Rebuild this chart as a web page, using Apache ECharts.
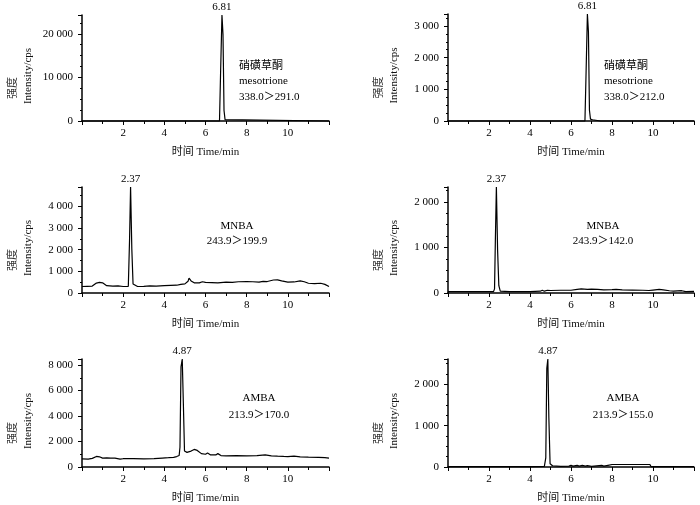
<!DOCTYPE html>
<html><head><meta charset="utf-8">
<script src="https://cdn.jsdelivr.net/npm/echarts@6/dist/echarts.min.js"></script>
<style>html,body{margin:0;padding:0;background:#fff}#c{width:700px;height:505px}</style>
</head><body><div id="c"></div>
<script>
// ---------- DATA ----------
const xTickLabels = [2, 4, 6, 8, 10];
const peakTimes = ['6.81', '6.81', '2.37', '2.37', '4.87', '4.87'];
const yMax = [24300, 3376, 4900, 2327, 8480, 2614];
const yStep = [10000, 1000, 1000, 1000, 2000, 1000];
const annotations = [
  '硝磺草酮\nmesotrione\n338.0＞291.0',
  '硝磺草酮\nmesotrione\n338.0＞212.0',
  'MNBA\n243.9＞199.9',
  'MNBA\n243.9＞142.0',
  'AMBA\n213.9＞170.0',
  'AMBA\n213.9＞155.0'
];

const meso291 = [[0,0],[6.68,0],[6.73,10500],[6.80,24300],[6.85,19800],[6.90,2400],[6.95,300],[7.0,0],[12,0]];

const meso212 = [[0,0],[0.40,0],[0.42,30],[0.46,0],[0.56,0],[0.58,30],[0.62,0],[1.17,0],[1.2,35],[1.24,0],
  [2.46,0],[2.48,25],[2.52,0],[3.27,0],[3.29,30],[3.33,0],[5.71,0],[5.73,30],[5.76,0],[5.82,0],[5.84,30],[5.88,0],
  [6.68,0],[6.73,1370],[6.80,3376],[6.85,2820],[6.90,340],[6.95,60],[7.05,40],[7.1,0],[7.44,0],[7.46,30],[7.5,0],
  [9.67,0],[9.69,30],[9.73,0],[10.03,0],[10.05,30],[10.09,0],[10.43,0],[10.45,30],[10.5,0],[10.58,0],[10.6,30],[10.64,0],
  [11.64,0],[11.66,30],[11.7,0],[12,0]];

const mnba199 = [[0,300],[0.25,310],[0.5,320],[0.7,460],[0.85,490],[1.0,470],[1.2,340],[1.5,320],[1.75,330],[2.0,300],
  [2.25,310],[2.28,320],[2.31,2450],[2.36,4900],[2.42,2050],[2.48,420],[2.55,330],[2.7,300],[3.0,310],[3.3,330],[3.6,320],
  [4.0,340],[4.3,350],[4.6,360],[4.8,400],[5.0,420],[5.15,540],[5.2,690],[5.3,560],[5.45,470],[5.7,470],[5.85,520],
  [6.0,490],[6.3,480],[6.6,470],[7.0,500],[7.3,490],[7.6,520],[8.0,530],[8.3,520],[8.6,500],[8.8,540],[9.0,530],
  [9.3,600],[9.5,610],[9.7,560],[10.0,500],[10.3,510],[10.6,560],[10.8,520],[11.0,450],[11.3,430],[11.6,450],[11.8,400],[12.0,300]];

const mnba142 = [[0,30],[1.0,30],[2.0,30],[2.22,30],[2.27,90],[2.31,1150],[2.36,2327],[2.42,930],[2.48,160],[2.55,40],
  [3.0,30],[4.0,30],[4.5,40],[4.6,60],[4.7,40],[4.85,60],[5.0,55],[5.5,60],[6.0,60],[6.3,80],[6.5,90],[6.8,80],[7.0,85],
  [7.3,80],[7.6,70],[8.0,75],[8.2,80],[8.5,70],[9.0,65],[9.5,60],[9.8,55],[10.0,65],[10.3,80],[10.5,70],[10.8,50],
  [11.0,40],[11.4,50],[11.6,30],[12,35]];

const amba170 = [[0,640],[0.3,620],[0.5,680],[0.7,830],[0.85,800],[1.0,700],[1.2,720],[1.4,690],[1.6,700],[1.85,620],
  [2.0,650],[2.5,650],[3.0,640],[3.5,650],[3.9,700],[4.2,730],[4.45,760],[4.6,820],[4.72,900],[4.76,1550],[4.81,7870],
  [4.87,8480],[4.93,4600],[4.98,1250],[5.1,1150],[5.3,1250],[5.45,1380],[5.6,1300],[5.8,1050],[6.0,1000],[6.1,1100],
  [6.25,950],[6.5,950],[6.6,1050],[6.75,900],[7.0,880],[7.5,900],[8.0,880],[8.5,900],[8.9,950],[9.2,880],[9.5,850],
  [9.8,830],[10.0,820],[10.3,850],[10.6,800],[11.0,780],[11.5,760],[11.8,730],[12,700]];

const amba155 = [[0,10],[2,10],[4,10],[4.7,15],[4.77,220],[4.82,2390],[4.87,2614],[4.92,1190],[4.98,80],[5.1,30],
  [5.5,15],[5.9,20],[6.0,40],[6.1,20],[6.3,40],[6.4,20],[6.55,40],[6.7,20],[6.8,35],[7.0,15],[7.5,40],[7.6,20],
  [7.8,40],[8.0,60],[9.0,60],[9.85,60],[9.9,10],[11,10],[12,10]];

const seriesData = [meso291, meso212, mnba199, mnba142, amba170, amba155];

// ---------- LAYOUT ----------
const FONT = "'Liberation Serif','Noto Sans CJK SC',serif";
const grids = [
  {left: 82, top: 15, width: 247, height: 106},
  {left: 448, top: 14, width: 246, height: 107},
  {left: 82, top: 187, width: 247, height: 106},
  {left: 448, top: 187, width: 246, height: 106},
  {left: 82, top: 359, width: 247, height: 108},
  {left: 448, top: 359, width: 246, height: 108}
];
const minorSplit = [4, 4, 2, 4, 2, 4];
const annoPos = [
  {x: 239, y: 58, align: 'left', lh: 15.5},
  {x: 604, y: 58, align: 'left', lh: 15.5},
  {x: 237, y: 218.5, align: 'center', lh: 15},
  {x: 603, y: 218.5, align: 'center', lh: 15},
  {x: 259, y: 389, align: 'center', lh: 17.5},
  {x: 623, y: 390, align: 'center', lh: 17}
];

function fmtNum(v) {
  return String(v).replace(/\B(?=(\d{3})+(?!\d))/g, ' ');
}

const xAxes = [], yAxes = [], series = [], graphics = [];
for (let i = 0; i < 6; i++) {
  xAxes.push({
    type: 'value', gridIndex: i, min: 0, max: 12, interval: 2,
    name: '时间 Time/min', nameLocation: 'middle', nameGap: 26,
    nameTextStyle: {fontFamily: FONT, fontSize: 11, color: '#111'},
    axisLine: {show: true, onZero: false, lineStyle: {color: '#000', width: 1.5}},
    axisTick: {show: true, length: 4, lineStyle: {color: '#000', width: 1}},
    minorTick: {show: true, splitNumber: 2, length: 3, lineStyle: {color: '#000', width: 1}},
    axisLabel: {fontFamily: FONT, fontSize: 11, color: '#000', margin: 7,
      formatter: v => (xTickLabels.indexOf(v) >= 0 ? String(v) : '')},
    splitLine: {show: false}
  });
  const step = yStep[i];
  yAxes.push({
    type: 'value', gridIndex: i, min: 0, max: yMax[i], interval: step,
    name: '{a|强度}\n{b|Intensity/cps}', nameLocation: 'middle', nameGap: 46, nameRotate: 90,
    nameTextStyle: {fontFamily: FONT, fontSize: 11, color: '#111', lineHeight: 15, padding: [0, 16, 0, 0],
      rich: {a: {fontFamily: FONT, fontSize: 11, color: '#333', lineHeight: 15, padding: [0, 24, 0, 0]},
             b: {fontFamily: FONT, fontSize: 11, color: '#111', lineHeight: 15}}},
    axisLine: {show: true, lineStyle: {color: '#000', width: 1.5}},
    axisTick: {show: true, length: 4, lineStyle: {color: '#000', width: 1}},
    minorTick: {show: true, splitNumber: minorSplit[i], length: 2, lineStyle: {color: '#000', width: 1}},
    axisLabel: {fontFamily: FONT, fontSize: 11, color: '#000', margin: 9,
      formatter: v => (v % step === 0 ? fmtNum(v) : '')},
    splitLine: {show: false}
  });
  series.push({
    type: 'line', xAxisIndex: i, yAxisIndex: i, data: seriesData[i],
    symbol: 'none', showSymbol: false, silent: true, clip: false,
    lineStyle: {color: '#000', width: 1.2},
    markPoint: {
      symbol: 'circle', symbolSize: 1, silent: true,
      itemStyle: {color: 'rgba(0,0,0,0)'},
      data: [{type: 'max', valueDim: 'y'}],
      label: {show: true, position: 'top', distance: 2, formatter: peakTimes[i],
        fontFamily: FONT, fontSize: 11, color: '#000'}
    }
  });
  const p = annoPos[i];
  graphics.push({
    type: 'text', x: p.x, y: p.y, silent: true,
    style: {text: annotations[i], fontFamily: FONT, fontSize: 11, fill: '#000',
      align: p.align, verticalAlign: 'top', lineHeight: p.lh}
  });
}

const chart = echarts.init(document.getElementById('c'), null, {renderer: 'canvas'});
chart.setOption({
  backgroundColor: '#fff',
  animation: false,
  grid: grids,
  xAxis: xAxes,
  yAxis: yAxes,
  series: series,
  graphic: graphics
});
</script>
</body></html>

################

- _SHORT PROBLEM_
Repeat the listing above from its first line through the line that contains "[11.64,0],[11.66,30],[11.7,0],[12,0]];", both included, and nothing more. Drop the pictures.

- _FINAL RESULT_
Rebuild this chart as a web page, using Apache ECharts.
<!DOCTYPE html>
<html><head><meta charset="utf-8">
<script src="https://cdn.jsdelivr.net/npm/echarts@6/dist/echarts.min.js"></script>
<style>html,body{margin:0;padding:0;background:#fff}#c{width:700px;height:505px}</style>
</head><body><div id="c"></div>
<script>
// ---------- DATA ----------
const xTickLabels = [2, 4, 6, 8, 10];
const peakTimes = ['6.81', '6.81', '2.37', '2.37', '4.87', '4.87'];
const yMax = [24300, 3376, 4900, 2327, 8480, 2614];
const yStep = [10000, 1000, 1000, 1000, 2000, 1000];
const annotations = [
  '硝磺草酮\nmesotrione\n338.0＞291.0',
  '硝磺草酮\nmesotrione\n338.0＞212.0',
  'MNBA\n243.9＞199.9',
  'MNBA\n243.9＞142.0',
  'AMBA\n213.9＞170.0',
  'AMBA\n213.9＞155.0'
];

const meso291 = [[0,0],[6.68,0],[6.73,10500],[6.80,24300],[6.85,19800],[6.90,2400],[6.95,300],[7.0,0],[12,0]];

const meso212 = [[0,0],[0.40,0],[0.42,30],[0.46,0],[0.56,0],[0.58,30],[0.62,0],[1.17,0],[1.2,35],[1.24,0],
  [2.46,0],[2.48,25],[2.52,0],[3.27,0],[3.29,30],[3.33,0],[5.71,0],[5.73,30],[5.76,0],[5.82,0],[5.84,30],[5.88,0],
  [6.68,0],[6.73,1370],[6.80,3376],[6.85,2820],[6.90,340],[6.95,60],[7.05,40],[7.1,0],[7.44,0],[7.46,30],[7.5,0],
  [9.67,0],[9.69,30],[9.73,0],[10.03,0],[10.05,30],[10.09,0],[10.43,0],[10.45,30],[10.5,0],[10.58,0],[10.6,30],[10.64,0],
  [11.64,0],[11.66,30],[11.7,0],[12,0]];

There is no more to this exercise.